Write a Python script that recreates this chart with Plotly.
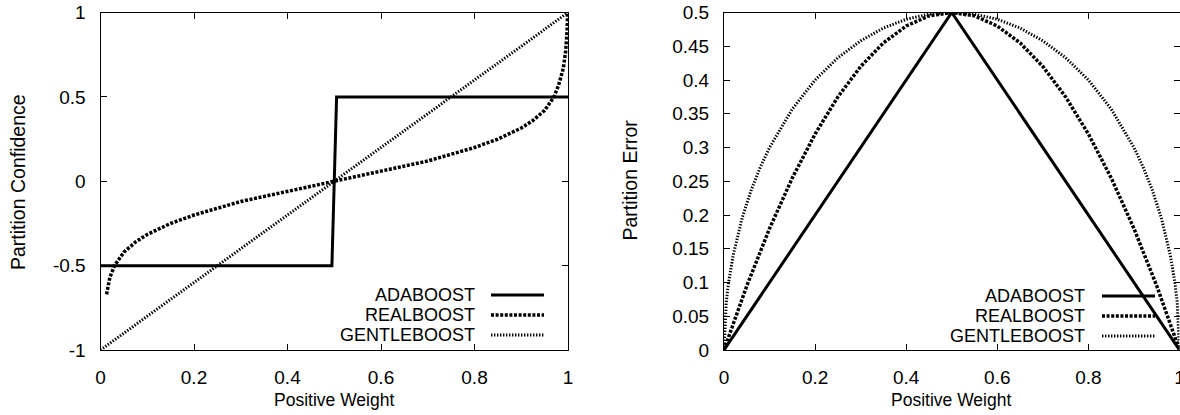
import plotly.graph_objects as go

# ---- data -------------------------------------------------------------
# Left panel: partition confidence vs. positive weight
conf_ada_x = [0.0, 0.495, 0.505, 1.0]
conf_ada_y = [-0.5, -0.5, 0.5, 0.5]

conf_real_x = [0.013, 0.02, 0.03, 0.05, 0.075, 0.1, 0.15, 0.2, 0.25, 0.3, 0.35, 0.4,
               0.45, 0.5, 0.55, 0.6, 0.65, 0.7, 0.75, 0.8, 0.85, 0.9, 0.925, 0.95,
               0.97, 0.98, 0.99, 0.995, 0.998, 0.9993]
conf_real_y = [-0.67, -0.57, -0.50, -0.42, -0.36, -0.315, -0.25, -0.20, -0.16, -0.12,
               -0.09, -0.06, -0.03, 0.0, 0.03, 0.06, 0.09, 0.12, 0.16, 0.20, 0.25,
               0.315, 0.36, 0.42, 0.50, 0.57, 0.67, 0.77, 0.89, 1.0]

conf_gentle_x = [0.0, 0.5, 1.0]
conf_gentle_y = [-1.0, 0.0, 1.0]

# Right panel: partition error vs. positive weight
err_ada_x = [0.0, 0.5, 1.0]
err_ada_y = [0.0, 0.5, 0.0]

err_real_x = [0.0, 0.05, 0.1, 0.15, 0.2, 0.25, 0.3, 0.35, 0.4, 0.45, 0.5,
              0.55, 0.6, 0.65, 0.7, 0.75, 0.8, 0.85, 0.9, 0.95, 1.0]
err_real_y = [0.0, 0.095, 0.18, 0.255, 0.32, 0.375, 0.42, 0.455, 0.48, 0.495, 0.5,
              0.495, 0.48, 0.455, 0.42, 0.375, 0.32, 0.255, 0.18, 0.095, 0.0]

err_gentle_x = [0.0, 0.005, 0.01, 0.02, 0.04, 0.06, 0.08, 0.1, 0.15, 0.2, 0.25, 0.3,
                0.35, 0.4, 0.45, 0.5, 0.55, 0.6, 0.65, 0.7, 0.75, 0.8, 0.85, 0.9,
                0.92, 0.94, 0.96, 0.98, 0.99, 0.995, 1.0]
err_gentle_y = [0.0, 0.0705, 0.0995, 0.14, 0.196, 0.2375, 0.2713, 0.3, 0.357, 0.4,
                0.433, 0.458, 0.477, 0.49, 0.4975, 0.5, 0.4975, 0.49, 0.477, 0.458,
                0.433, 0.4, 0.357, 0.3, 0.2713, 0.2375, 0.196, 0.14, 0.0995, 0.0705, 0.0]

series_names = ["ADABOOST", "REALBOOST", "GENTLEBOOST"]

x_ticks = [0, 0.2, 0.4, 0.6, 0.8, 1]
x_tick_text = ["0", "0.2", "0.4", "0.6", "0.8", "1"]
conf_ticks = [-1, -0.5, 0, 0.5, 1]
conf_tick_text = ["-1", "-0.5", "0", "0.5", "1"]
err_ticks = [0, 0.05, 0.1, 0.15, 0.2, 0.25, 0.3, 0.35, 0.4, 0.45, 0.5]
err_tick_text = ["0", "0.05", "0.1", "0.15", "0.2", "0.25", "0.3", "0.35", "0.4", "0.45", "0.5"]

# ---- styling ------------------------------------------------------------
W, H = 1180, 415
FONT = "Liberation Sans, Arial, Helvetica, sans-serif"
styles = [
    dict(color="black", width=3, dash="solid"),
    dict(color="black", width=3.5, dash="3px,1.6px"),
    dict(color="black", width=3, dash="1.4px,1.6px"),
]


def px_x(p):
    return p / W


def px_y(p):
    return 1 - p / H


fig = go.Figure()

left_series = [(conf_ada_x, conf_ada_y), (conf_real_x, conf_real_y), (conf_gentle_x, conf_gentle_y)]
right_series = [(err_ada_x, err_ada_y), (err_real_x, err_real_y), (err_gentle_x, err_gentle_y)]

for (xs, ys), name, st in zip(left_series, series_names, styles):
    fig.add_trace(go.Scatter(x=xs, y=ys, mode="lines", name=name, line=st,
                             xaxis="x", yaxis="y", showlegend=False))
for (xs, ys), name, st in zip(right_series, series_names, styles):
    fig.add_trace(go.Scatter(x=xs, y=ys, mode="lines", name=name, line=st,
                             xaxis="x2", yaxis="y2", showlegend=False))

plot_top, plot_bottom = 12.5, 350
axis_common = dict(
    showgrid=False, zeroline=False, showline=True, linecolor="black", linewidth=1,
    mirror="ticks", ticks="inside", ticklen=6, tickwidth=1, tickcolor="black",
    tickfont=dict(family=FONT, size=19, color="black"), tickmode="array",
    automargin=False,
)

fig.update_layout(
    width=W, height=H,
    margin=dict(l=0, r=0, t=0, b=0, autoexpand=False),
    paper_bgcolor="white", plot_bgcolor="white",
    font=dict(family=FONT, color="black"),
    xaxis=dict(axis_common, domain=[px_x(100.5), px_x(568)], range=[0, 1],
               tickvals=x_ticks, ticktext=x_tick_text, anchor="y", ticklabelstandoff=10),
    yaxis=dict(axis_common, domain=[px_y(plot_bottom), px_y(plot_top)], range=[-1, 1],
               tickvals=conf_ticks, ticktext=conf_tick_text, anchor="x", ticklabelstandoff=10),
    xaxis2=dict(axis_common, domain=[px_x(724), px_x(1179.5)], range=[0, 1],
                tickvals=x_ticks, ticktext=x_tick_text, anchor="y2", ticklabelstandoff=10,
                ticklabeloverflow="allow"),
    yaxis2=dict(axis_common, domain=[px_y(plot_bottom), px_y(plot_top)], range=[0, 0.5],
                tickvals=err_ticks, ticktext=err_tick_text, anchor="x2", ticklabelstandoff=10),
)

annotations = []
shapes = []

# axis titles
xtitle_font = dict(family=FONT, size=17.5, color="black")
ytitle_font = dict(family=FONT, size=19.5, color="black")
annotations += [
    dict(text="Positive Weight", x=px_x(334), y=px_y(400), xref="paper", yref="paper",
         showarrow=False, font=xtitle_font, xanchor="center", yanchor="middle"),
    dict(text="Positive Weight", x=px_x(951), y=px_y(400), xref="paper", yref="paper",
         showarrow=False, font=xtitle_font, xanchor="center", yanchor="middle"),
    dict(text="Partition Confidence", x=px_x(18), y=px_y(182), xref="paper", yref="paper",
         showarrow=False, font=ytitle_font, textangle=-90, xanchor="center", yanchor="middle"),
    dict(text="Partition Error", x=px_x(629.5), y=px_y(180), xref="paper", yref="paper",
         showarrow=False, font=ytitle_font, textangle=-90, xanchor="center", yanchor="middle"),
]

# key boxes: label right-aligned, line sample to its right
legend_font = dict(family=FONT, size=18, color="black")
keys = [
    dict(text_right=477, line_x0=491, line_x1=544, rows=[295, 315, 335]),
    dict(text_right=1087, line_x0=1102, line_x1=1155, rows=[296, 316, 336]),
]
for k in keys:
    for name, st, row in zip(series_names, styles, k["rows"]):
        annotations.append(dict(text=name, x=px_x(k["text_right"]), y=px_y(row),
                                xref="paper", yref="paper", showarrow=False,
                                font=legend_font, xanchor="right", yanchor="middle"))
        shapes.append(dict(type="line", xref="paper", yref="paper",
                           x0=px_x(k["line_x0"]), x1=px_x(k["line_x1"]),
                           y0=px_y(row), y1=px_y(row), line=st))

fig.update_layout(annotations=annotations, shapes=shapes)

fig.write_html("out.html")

__REQUIRED WORK__. Leave out the pictures and repeat exactly the lines from the start of the material through the line that contains "conf_ada_y = [-0.5, -0.5, 0.5, 0.5]", both included.

__SOLUTION__.
Write a Python script that recreates this chart with Plotly.
import plotly.graph_objects as go

# ---- data -------------------------------------------------------------
# Left panel: partition confidence vs. positive weight
conf_ada_x = [0.0, 0.495, 0.505, 1.0]
conf_ada_y = [-0.5, -0.5, 0.5, 0.5]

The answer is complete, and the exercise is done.